Repeat only the lines from the line containing "The picture is" through the line containing "const yTitle = 'Concentration (mg/L)';", both included, exactly as they stand.

# # # # # # #

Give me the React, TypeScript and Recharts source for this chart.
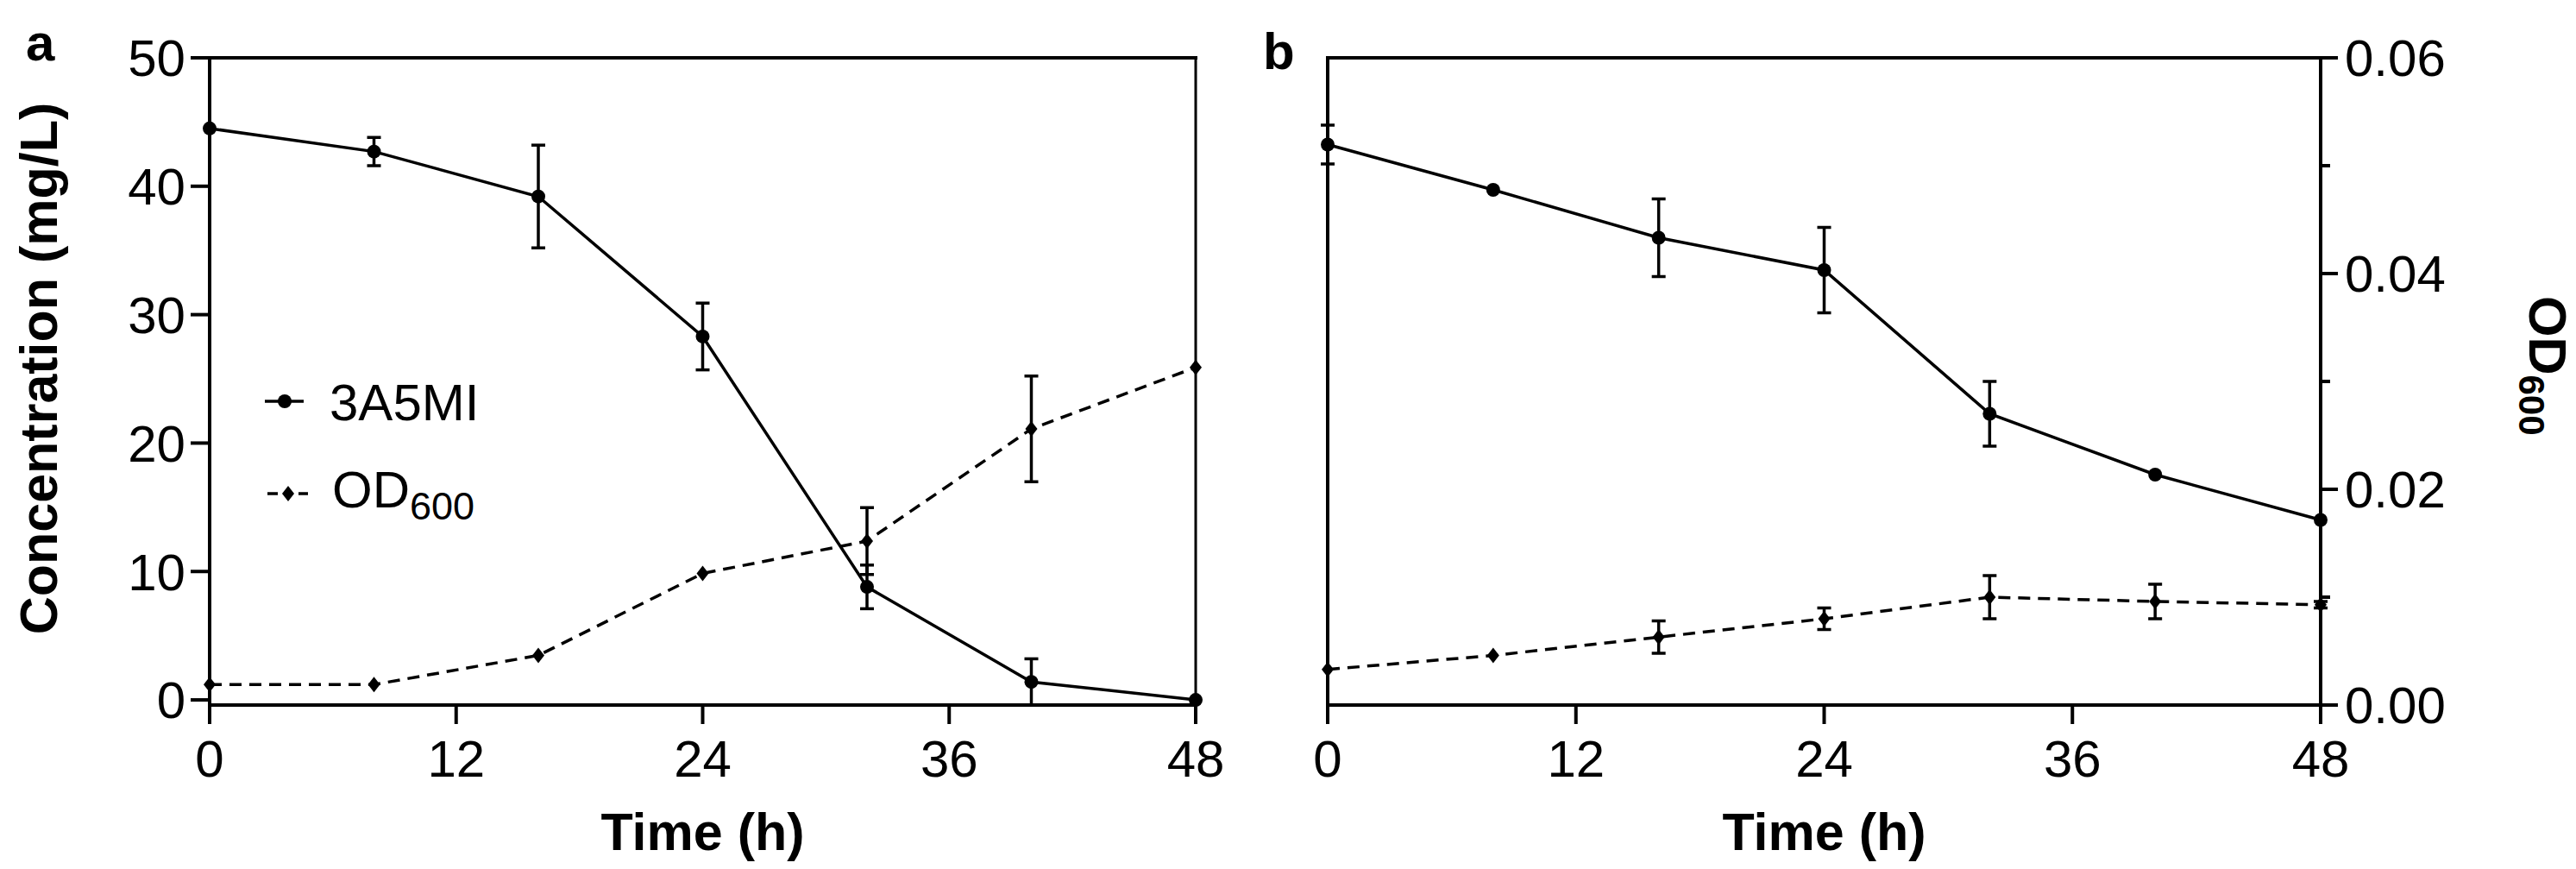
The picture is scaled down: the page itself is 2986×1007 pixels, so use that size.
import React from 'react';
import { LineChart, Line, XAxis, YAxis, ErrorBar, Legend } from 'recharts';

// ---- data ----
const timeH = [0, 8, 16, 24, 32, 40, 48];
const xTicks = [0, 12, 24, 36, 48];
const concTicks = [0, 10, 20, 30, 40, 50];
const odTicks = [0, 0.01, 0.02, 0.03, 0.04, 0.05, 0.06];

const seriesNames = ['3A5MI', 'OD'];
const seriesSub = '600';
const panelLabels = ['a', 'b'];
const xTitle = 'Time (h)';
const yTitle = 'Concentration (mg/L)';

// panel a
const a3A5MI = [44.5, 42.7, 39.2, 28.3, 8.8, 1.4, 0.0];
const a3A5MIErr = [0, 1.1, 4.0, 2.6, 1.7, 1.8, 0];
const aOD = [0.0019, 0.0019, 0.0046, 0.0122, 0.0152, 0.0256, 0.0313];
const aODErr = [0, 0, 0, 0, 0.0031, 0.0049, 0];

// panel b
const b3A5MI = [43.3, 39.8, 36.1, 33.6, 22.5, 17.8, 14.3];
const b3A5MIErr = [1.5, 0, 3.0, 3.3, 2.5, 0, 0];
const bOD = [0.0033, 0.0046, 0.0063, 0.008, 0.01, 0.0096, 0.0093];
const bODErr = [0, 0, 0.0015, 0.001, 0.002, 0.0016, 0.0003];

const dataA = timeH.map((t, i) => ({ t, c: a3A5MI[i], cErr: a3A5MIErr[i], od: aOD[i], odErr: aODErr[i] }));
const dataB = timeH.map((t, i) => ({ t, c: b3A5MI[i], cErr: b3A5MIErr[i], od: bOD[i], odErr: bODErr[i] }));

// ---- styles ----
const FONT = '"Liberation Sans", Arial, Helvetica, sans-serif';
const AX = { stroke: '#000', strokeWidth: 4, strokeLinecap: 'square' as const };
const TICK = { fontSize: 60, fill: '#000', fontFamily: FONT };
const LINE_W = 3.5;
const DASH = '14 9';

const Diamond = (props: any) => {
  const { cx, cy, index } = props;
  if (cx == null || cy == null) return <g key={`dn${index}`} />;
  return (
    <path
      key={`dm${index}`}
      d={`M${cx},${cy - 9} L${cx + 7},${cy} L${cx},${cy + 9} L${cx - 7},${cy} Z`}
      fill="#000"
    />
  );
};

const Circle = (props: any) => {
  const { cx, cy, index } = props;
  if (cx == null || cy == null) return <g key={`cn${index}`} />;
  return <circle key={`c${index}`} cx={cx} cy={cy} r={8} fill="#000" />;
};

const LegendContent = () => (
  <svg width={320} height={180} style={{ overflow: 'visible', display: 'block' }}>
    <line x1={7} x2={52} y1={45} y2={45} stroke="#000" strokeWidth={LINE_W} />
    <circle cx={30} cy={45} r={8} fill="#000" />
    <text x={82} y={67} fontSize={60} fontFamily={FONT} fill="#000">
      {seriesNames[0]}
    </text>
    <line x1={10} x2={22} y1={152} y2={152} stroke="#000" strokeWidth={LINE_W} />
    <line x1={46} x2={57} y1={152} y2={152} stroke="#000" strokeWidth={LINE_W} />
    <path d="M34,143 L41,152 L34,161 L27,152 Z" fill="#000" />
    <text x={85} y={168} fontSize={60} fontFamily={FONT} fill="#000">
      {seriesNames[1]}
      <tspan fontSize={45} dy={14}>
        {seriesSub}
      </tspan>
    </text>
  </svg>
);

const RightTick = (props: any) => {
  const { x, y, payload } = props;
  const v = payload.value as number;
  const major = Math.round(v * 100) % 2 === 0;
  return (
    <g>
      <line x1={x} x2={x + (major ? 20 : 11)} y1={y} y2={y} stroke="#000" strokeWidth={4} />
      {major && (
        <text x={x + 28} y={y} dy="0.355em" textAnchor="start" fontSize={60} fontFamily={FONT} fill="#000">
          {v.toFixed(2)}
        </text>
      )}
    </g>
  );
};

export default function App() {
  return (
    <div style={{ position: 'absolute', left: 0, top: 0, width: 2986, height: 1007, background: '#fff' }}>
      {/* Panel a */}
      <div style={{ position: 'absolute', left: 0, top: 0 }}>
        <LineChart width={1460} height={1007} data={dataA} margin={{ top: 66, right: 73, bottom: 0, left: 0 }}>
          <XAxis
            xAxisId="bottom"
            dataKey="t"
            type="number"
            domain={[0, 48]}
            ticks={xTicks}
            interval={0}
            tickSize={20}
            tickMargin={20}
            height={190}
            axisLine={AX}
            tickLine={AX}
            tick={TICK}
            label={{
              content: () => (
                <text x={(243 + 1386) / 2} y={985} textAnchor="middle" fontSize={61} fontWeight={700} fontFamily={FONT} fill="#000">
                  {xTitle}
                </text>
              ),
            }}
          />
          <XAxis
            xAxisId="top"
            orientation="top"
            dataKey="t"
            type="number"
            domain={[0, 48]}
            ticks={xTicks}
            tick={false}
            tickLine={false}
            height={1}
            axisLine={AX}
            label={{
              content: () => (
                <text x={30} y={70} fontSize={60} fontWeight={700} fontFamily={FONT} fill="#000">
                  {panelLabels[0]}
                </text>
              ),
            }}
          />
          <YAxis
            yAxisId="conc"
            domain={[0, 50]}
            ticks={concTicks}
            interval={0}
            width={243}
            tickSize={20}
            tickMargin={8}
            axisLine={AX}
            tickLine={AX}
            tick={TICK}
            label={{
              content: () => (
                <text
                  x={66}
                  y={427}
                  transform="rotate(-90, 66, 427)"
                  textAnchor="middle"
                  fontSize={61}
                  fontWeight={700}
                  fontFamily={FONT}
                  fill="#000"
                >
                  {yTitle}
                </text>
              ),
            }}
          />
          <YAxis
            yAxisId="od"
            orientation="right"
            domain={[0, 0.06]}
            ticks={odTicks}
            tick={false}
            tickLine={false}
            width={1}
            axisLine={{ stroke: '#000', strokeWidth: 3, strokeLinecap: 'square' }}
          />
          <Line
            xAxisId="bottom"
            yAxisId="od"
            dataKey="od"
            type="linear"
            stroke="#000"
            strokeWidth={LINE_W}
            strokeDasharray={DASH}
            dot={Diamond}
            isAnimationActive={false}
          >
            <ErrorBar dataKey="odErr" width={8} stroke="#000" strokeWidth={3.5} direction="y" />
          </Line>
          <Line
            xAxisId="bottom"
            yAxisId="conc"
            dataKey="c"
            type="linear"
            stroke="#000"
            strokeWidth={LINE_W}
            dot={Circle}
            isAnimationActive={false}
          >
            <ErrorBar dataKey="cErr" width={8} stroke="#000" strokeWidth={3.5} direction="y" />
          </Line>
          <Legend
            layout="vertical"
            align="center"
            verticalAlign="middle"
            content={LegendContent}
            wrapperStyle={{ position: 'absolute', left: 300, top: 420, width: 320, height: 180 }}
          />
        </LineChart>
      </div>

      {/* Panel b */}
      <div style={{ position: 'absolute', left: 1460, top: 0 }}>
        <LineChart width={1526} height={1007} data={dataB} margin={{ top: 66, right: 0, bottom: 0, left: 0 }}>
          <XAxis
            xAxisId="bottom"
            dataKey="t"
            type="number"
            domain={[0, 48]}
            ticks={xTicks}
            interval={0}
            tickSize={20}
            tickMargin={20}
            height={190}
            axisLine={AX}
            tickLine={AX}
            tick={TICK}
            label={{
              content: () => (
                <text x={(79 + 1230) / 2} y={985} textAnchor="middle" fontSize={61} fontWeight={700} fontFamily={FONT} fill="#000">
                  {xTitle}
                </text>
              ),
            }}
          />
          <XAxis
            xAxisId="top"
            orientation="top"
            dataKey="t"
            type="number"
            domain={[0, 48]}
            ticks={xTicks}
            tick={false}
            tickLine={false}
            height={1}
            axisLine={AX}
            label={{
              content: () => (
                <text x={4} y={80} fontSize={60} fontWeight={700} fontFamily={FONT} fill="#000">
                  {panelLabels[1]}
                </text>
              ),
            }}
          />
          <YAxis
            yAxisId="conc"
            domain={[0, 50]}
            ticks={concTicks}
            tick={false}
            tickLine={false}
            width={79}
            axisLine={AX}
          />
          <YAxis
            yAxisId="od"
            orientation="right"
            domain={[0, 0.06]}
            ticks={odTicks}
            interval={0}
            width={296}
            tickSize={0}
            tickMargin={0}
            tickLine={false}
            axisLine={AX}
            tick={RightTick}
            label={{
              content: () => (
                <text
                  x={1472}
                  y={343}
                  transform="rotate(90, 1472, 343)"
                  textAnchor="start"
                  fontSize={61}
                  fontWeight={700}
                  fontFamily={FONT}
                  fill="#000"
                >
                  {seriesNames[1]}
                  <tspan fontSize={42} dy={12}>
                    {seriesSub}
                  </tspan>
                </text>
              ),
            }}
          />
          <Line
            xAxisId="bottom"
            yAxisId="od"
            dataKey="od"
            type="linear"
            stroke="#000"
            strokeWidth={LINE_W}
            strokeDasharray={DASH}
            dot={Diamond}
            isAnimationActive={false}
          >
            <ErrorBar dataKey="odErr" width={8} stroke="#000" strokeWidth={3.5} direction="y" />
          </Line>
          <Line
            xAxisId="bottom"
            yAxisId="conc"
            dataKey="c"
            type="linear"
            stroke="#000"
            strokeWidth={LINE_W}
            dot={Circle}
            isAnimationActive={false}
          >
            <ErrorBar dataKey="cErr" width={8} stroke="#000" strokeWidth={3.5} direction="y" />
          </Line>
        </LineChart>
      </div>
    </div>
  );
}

# # # # # # #

▶ **Solution for this task**
The picture is scaled down: the page itself is 2986×1007 pixels, so use that size.
import React from 'react';
import { LineChart, Line, XAxis, YAxis, ErrorBar, Legend } from 'recharts';

// ---- data ----
const timeH = [0, 8, 16, 24, 32, 40, 48];
const xTicks = [0, 12, 24, 36, 48];
const concTicks = [0, 10, 20, 30, 40, 50];
const odTicks = [0, 0.01, 0.02, 0.03, 0.04, 0.05, 0.06];

const seriesNames = ['3A5MI', 'OD'];
const seriesSub = '600';
const panelLabels = ['a', 'b'];
const xTitle = 'Time (h)';
const yTitle = 'Concentration (mg/L)';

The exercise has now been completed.